David Murphy Distances
Until November 30, 2024, the abstract work of the English painter and sculptor David Murphy will be exhibited for the new chapter of Cadogan SOLO, a project at the Milanese venue of Cadogan Gallery, aimed to explore the work of a single artist at a time in the space in Via Bramante 5.
Distances is the title of the exhibition that brings together works by Murphy, focused on the interaction between volume, light, space and line. To create the paintings Long Ending and Blanket, Murphy followed a long and meticulous creative process, defining abstract and meditative works, with silhouettes and shapes close to those of tracks and furrows, mountains and valleys, textiles and upholstery. To make the Gesso Panels, the artist relied on a technique devised by Cennino Cennini dating back to the 15th century, using traditional French chalk and rabbit skin glue. Next, Murphy applies multiple layers of casein paint to the panels, creating a network of lines and thus a surface with a texture similar to that of a fabric. Finally, after the drying and polishing of the panels, the surface of the canvas has been scratched, producing a sequence of more or less regular lines and carving unprecedented images and shapes out of the chalk.

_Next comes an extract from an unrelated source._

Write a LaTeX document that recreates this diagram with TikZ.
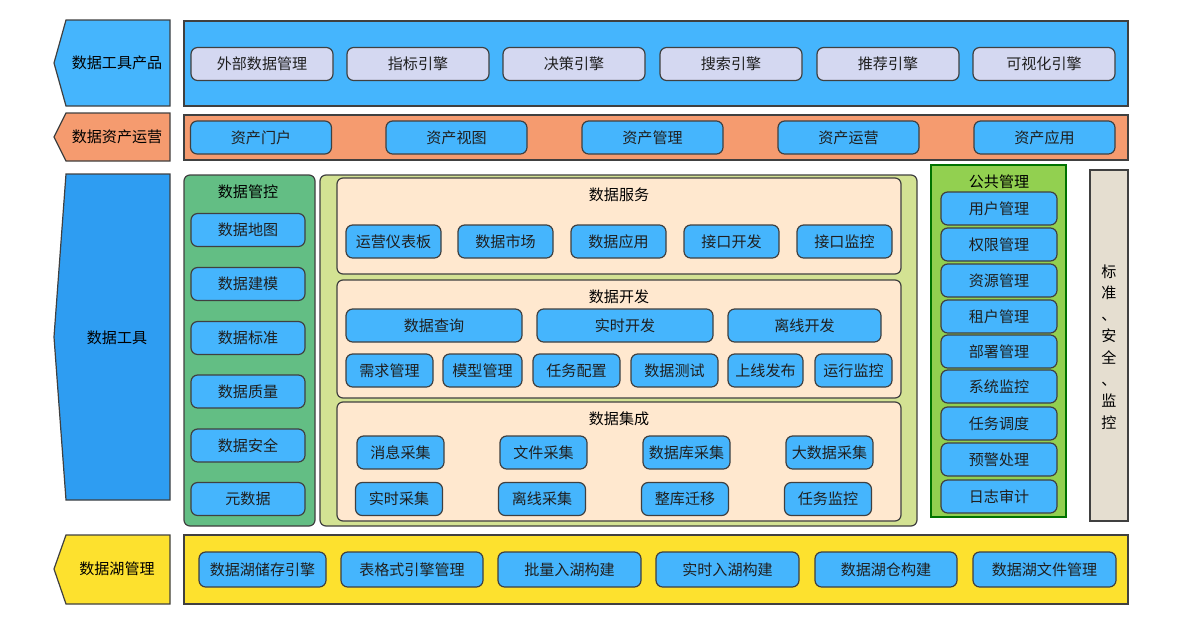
\documentclass[tikz,border=0pt]{standalone}
\usepackage{fontspec}
\setmainfont{Noto Sans CJK SC}

\definecolor{skyblue}{HTML}{45B5FD}
\definecolor{toolblue}{HTML}{2E9DF2}
\definecolor{lavender}{HTML}{D4D8F1}
\definecolor{salmon}{HTML}{F59B6F}
\definecolor{ctrlgreen}{HTML}{63BE84}
\definecolor{palegreen}{HTML}{D3E293}
\definecolor{bisque}{HTML}{FFE8CF}
\definecolor{pubgreen}{HTML}{92D050}
\definecolor{beige}{HTML}{E5DED0}
\definecolor{lake}{HTML}{FDE12E}
\definecolor{edge}{HTML}{404040}

\begin{document}
\begin{tikzpicture}[x=0.75pt, y=-0.75pt, font=\fontsize{11.3}{13}\selectfont,
    tag/.style={draw=edge, line width=0.9pt},
    panel/.style={draw=edge, line width=0.9pt, rounded corners=4.5pt},
    box/.style={draw=edge, line width=0.9pt, rounded corners=5pt, fill=skyblue,
        minimum height=33*0.75pt, inner sep=0pt, text=black!88},
    w/.style={minimum width=#1*0.75pt}]
    \useasboundingbox (0,0) rectangle (1200,625);

    % 数据工具产品
    \draw[tag, fill=skyblue] (54,63) -- (66,20) -- (170,20) -- (170,106) -- (66,106) -- cycle;
    \node (prod) at (117,63) {数据工具产品};
    \draw[tag, fill=skyblue] (184,21) rectangle (1128,106);
    \node[box, fill=lavender, w=142] (ext) at (262,64) {外部数据管理};
    \node[box, fill=lavender, w=142] (idx) at (418,64) {指标引擎};
    \node[box, fill=lavender, w=142] (dec) at (574,64) {决策引擎};
    \node[box, fill=lavender, w=142] (srch) at (731,64) {搜索引擎};
    \node[box, fill=lavender, w=142] (rec) at (888,64) {推荐引擎};
    \node[box, fill=lavender, w=142] (vis) at (1044,64) {可视化引擎};

    % 数据资产运营
    \draw[tag, fill=salmon] (54,137) -- (66,113) -- (170,113) -- (170,161) -- (66,161) -- cycle;
    \node (asset) at (117,137) {数据资产运营};
    \draw[tag, fill=salmon] (184,115) rectangle (1128,160);
    \node[box, w=141] (a1) at (261,137.5) {资产门户};
    \node[box, w=141] (a2) at (456.5,137.5) {资产视图};
    \node[box, w=141] (a3) at (652.5,137.5) {资产管理};
    \node[box, w=141] (a4) at (848.5,137.5) {资产运营};
    \node[box, w=141] (a5) at (1044.5,137.5) {资产应用};

    % 数据工具
    \draw[tag, fill=toolblue] (54,337) -- (66,174) -- (170,174) -- (170,500) -- (66,500) -- cycle;
    \node (tools) at (117,338) {数据工具};

    % 数据管控
    \draw[panel, fill=ctrlgreen] (184,175) rectangle (315,526);
    \node (ctrl) at (248,192) {数据管控};
    \node[box, w=114] (c1) at (248,230) {数据地图};
    \node[box, w=114] (c2) at (248,284) {数据建模};
    \node[box, w=114] (c3) at (248,338) {数据标准};
    \node[box, w=114] (c4) at (248,391.5) {数据质量};
    \node[box, w=114] (c5) at (248,445.5) {数据安全};
    \node[box, w=114] (c6) at (248,499) {元数据};

    \draw[panel, fill=palegreen] (320,175) rectangle (917,526);

    % 数据服务
    \draw[panel, fill=bisque] (337,178) rectangle (901,274);
    \node (serv) at (619,195) {数据服务};
    \node[box, w=95] (s1) at (393.5,241.5) {运营仪表板};
    \node[box, w=95] (s2) at (505.5,241.5) {数据市场};
    \node[box, w=95] (s3) at (618.5,241.5) {数据应用};
    \node[box, w=95] (s4) at (731.5,241.5) {接口开发};
    \node[box, w=95] (s5) at (844.5,241.5) {接口监控};

    % 数据开发
    \draw[panel, fill=bisque] (337,280) rectangle (901,398);
    \node (dev) at (619,297) {数据开发};
    \node[box, w=176] (d1) at (434,325.5) {数据查询};
    \node[box, w=176] (d2) at (625,325.5) {实时开发};
    \node[box, w=153] (d3) at (804.5,325.5) {离线开发};
    \node[box, w=87] (d4) at (389.5,370.5) {需求管理};
    \node[box, w=79] (d5) at (482.5,370.5) {模型管理};
    \node[box, w=87] (d6) at (576.5,370.5) {任务配置};
    \node[box, w=87] (d7) at (674.5,370.5) {数据测试};
    \node[box, w=75] (d8) at (765.5,370.5) {上线发布};
    \node[box, w=77] (d9) at (853.5,370.5) {运行监控};

    % 数据集成
    \draw[panel, fill=bisque] (337,402) rectangle (901,521);
    \node (integ) at (619,419) {数据集成};
    \node[box, w=87] (g1) at (400.5,452.5) {消息采集};
    \node[box, w=87] (g2) at (543.5,452.5) {文件采集};
    \node[box, w=87] (g3) at (686.5,452.5) {数据库采集};
    \node[box, w=87] (g4) at (829.5,452.5) {大数据采集};
    \node[box, w=87] (g5) at (399,499) {实时采集};
    \node[box, w=87] (g6) at (542,499) {离线采集};
    \node[box, w=87] (g7) at (685,499) {整库迁移};
    \node[box, w=87] (g8) at (828,499) {任务监控};

    % 公共管理
    \draw[draw=green!45!black, line width=0.9pt, fill=pubgreen] (931,165) rectangle (1066,517);
    \node (pub) at (999,182) {公共管理};
    \node[box, w=116] (p1) at (999,208.5) {用户管理};
    \node[box, w=116] (p2) at (999,244.5) {权限管理};
    \node[box, w=116] (p3) at (999,280.5) {资源管理};
    \node[box, w=116] (p4) at (999,316.5) {租户管理};
    \node[box, w=116] (p5) at (999,351.5) {部署管理};
    \node[box, w=116] (p6) at (999,386.5) {系统监控};
    \node[box, w=116] (p7) at (999,423.5) {任务调度};
    \node[box, w=116] (p8) at (999,459.5) {预警处理};
    \node[box, w=116] (p9) at (999,496.5) {日志审计};

    \draw[tag, fill=beige] (1090,170) rectangle (1128,521);
    \node[align=center, inner sep=0pt, font=\fontsize{11.3}{16.2}\selectfont] (std) at (1109,347)
        {标\\准\\、\\安\\全\\、\\监\\控};

    % 数据湖管理
    \draw[tag, fill=lake] (54,569) -- (66,535) -- (170,535) -- (170,604) -- (66,604) -- cycle;
    \node (lakemgr) at (117,569) {数据湖管理};
    \draw[tag, fill=lake] (184,535) rectangle (1128,604);
    \node[box, w=127, minimum height=35*0.75pt] (l1) at (262.5,569.5) {数据湖储存引擎};
    \node[box, w=142, minimum height=35*0.75pt] (l2) at (412,569.5) {表格式引擎管理};
    \node[box, w=143, minimum height=35*0.75pt] (l3) at (569.5,569.5) {批量入湖构建};
    \node[box, w=143, minimum height=35*0.75pt] (l4) at (727.5,569.5) {实时入湖构建};
    \node[box, w=142, minimum height=35*0.75pt] (l5) at (886,569.5) {数据湖仓构建};
    \node[box, w=143, minimum height=35*0.75pt] (l6) at (1044.5,569.5) {数据湖文件管理};
\end{tikzpicture}
\end{document}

By investigating mass and tension, by pushing materials to their brink and responding with sensitivity, David makes work which is transgressive of those fixed ideas of what art is and should be. This is an innately physical practice. Rhythm and movement flow throughout, revealing and pointing us towards the fundamental energy in all things. David's work lives in the threshold between boundaries, between 2D and 3D, between figuration and abstraction, between the organic and the man-made, in the space just beyond our perception.
Jo Baring, Director of the Ingram Collection.